Fortunately, Como was well supplied with restaurants serving real Lombardy fare, so my wandering ended with me seated in one, perusing the menu. That night, my last in Como, I decided to try polenta, and ordered the “osso buco,” which came with a side of the corn mush dear to northern Italian palates.

Lombardians prefer their meats braised or stewed, cooked for long periods that render them fall-off-the-bone tender. One favorite, called osso buco or hole in the bone, starts with veal shanks, a not-so-tender cut that is browned, then braised in stock and wine for a couple of hours to leave the poorer cut tender and moist. A favorite part of this dish is the marrow that lies in the “buco,” or hole, after which some poetically inclined Italian named the dish. Lombardians spoon the marrow out of the bone and eat it, or they spread it on “crostini” – toasted bread – as an appetizer. Osso buco is often prepared with onions, carrots and celery, and in Lombardy is comes with polenta.

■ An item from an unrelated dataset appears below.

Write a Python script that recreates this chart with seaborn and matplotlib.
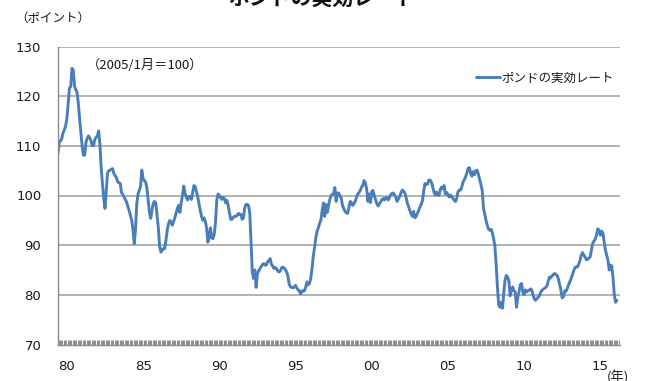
import numpy as np
import pandas as pd
import matplotlib
matplotlib.use("Agg")
import matplotlib.pyplot as plt
import matplotlib.transforms as mtransforms
import seaborn as sns

# Sterling effective exchange rate, monthly, Jan 1980 - Sep 2016 (2005/Jan = 100)
y1980 = [108.5, 110.8, 111.0, 111.5, 112.6, 113.2, 114.0, 115.5, 118.5, 121.6, 121.9, 125.6]
y1981 = [125.3, 122.0, 121.3, 120.8, 118.5, 115.5, 112.8, 110.0, 108.1, 108.1, 110.7, 111.5]
y1982 = [112.0, 111.6, 111.0, 110.0, 110.1, 111.3, 111.7, 112.0, 113.0, 110.3, 105.6, 102.3]
y1983 = [99.5, 97.4, 101.0, 104.5, 105.0, 105.1, 105.3, 105.4, 104.4, 104.0, 103.6, 102.7]
y1984 = [102.6, 102.4, 100.6, 100.2, 99.7, 99.2, 98.7, 97.8, 97.0, 96.0, 95.0, 93.3]
y1985 = [90.3, 93.0, 98.3, 100.3, 101.0, 101.8, 105.1, 103.4, 103.0, 102.7, 101.5, 99.0]
y1986 = [96.6, 95.4, 97.0, 98.4, 98.8, 98.5, 96.0, 93.5, 89.8, 88.6, 89.0, 89.3]
y1987 = [89.3, 91.0, 93.0, 94.3, 95.0, 94.5, 94.0, 94.8, 95.5, 96.5, 97.4, 98.0]
y1988 = [96.6, 98.5, 100.0, 101.9, 100.5, 99.7, 99.1, 99.8, 99.8, 99.2, 100.5, 102.0]
y1989 = [101.8, 100.8, 99.8, 98.3, 97.0, 95.8, 95.0, 95.5, 94.8, 93.5, 90.6, 91.5]
y1990 = [93.5, 91.5, 91.3, 92.2, 94.5, 99.0, 100.3, 100.0, 99.6, 99.2, 99.6, 99.4]
y1991 = [98.5, 99.0, 98.0, 96.5, 95.2, 95.2, 95.6, 95.8, 95.8, 96.0, 96.4, 96.2]
y1992 = [96.2, 95.2, 95.5, 97.5, 98.2, 98.2, 98.0, 96.5, 90.5, 84.5, 83.3, 85.0]
y1993 = [81.5, 84.2, 84.8, 85.3, 85.7, 86.1, 86.3, 86.0, 86.0, 86.6, 86.9, 87.3]
y1994 = [86.2, 85.8, 85.3, 85.5, 85.3, 84.8, 84.6, 84.8, 85.4, 85.6, 85.4, 85.1]
y1995 = [84.6, 83.8, 82.2, 81.6, 81.5, 81.4, 81.6, 81.9, 81.4, 81.0, 80.8, 80.2]
y1996 = [80.8, 80.7, 80.8, 81.5, 82.6, 82.0, 82.3, 83.3, 85.3, 87.8, 89.5, 91.5]
y1997 = [92.8, 93.5, 94.4, 95.0, 97.0, 98.5, 95.8, 98.2, 96.6, 98.0, 99.2, 100.0]
y1998 = [100.2, 100.4, 101.6, 98.8, 100.5, 100.5, 99.9, 99.5, 98.0, 97.4, 96.8, 96.5]
y1999 = [96.4, 97.5, 98.8, 98.6, 98.0, 98.3, 98.8, 99.6, 100.3, 100.6, 101.0, 101.7]
y2000 = [102.0, 103.0, 102.5, 101.4, 98.8, 100.3, 98.6, 100.8, 101.0, 100.0, 99.2, 98.4]
y2001 = [97.9, 98.3, 98.7, 99.2, 99.4, 99.1, 99.5, 99.6, 99.1, 99.6, 100.2, 100.4]
y2002 = [100.5, 100.1, 99.6, 98.8, 99.3, 99.8, 100.5, 101.1, 100.9, 100.6, 99.7, 98.5]
y2003 = [97.8, 97.0, 96.3, 95.8, 96.8, 95.5, 95.8, 96.4, 97.0, 97.7, 98.2, 99.0]
y2004 = [101.0, 102.4, 102.2, 102.3, 103.1, 103.1, 102.7, 101.8, 100.7, 100.1, 100.7, 100.2]
y2005 = [100.0, 101.2, 101.7, 101.4, 102.0, 100.3, 100.6, 100.2, 99.7, 100.1, 99.8, 99.4]
y2006 = [99.0, 98.8, 99.5, 100.8, 101.1, 101.1, 101.8, 102.8, 103.2, 103.8, 104.6, 105.5]
y2007 = [105.6, 104.3, 103.9, 104.8, 104.2, 105.0, 105.1, 104.3, 103.2, 102.2, 101.1, 97.5]
y2008 = [96.2, 95.0, 94.0, 93.2, 93.0, 93.2, 92.5, 91.3, 89.8, 86.0, 81.5, 78.0]
y2009 = [77.5, 78.5, 77.3, 80.5, 83.0, 83.9, 83.6, 82.8, 79.8, 80.8, 81.6, 80.8]
y2010 = [80.6, 77.5, 79.5, 80.6, 82.0, 82.3, 80.5, 80.0, 81.0, 80.6, 80.8, 80.9]
y2011 = [81.2, 81.0, 80.0, 79.2, 78.9, 79.2, 79.5, 79.8, 80.5, 80.9, 81.1, 81.3]
y2012 = [81.5, 81.8, 82.8, 83.6, 83.4, 83.8, 84.1, 84.3, 84.1, 83.9, 83.2, 82.0]
y2013 = [80.9, 79.4, 79.6, 80.8, 80.7, 81.3, 82.0, 82.6, 83.3, 84.0, 84.8, 85.5]
y2014 = [85.6, 85.6, 86.2, 86.9, 88.0, 88.5, 88.0, 87.6, 87.1, 87.1, 87.4, 87.6]
y2015 = [89.0, 90.4, 90.8, 91.2, 92.0, 93.3, 93.0, 92.0, 92.8, 92.5, 90.8, 89.0]
y2016 = [88.0, 87.0, 85.0, 86.0, 85.8, 83.5, 80.0, 78.5, 78.9]

values = (y1980 + y1981 + y1982 + y1983 + y1984 + y1985 + y1986 + y1987 + y1988
          + y1989 + y1990 + y1991 + y1992 + y1993 + y1994 + y1995 + y1996 + y1997
          + y1998 + y1999 + y2000 + y2001 + y2002 + y2003 + y2004 + y2005 + y2006
          + y2007 + y2008 + y2009 + y2010 + y2011 + y2012 + y2013 + y2014 + y2015
          + y2016)

year_labels = ["80", "85", "90", "95", "00", "05", "10", "15"]
y_ticks = [70, 80, 90, 100, 110, 120, 130]
series_name = "ポンドの実効レート"

df = pd.DataFrame({"month": np.arange(len(values)), "rate": values})

sns.set_theme(style="white")
plt.rcParams["font.family"] = ["DejaVu Sans", "Noto Sans CJK JP"]

fig = plt.figure(figsize=(6.51, 3.81), dpi=100)
ax = fig.add_axes([58 / 651, 1 - 344.5 / 381, 562 / 651, 298 / 381])

line_color = "#4A7EBB"
sns.lineplot(data=df, x="month", y="rate", ax=ax, color=line_color,
             linewidth=2.1, legend=False)

ax.set_xlim(0, 442.5)
ax.set_ylim(70, 130)
ax.set_yticks(y_ticks)
ax.set_yticklabels([str(v) for v in y_ticks], fontsize=9.5, color="#1a1a1a")
ax.set_xticks([7 + 60 * i for i in range(len(year_labels))])
ax.set_xticklabels(year_labels, fontsize=9.5, color="#1a1a1a")
ax.tick_params(axis="x", length=0, pad=11)
ax.tick_params(axis="y", length=0, pad=12)
ax.set_xlabel("")
ax.set_ylabel("")

# monthly category tick marks along the bottom axis
month_edges = np.arange(0.5, 442.5, 1.0)
tick_tr = mtransforms.blended_transform_factory(ax.transData, ax.transAxes)
ax.vlines(month_edges, 0, 4.5 / 298, transform=tick_tr, colors="#8c8c8c",
          linewidth=0.7, zorder=1)

for v in y_ticks[1:]:
    ax.axhline(v, color="#a5a5a5", linewidth=1.2, zorder=0)

for side in ["top", "right"]:
    ax.spines[side].set_visible(False)
ax.spines["left"].set_color("#8c8c8c")
ax.spines["left"].set_linewidth(1.0)
ax.spines["bottom"].set_color("#8c8c8c")
ax.spines["bottom"].set_linewidth(1.0)

jp = ["Noto Sans CJK JP", "DejaVu Sans"]
fig.text(322 / 651, 1 - 9 / 381, series_name, fontsize=15, fontweight="bold",
         family=jp, ha="center", va="bottom", color="#111111")
fig.text(15 / 651, 1 - 18 / 381, "（ポイント）", fontsize=9, family=jp,
         ha="left", va="center", color="#1a1a1a")
fig.text(87 / 651, 1 - 65 / 381, "（2005/1月＝100）", fontsize=9.5, family=jp,
         ha="left", va="center", color="#1a1a1a")
fig.text(607 / 651, 1 - 378 / 381, "(年)", fontsize=9.5, family=jp,
         ha="left", va="center", color="#1a1a1a")

handle = ax.lines[0]
leg = fig.legend([handle], [series_name], loc="center right",
                 bbox_to_anchor=(614 / 651, 1 - 78 / 381), frameon=False,
                 prop={"family": jp, "size": 9}, handlelength=1.9,
                 handletextpad=0.15, borderpad=0, borderaxespad=0)
for t in leg.get_texts():
    t.set_color("#1a1a1a")

fig.savefig("out.png", dpi=100)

As it was only 7:30 at night, I was virtually alone in the restaurant, except for a party of German tourists in the next room. Tourists from Germany and Austria must make up a large percentage of visitors to the Como area, and I noticed that most of the menus outside restaurants were written in English, German and Italian. Further evidence of this prevalence of German-speakers among Como visitors came from the headwaiter at the restaurant, who addressed me first in German and on seeing the perplexed look on my face, switched smoothly to English. This being tagged as Teutonic happened repeatedly to me in Italy. I never did figure out what about me appeared German to Italian eyes.

The osso buco was delicious, the veal tender and succulent. The dish was served in brown gravy made from the meat’s juices, and the carrots, onions and celery were soft, almost overcooked to my American palate. The dish came with three balls of golden yellow polenta.

I was unimpressed with polenta, at least on that night in that restaurant. By itself, the polenta didn’t taste like much of anything. Even the corn flavor seemed muted. At best, it was a vehicle for carrying gravy. At that, it was certainly as good as mashed potatoes.

The following morning, I boarded a commuter train for Milan, picked up a long distance train, and headed across the country to a town called Udine.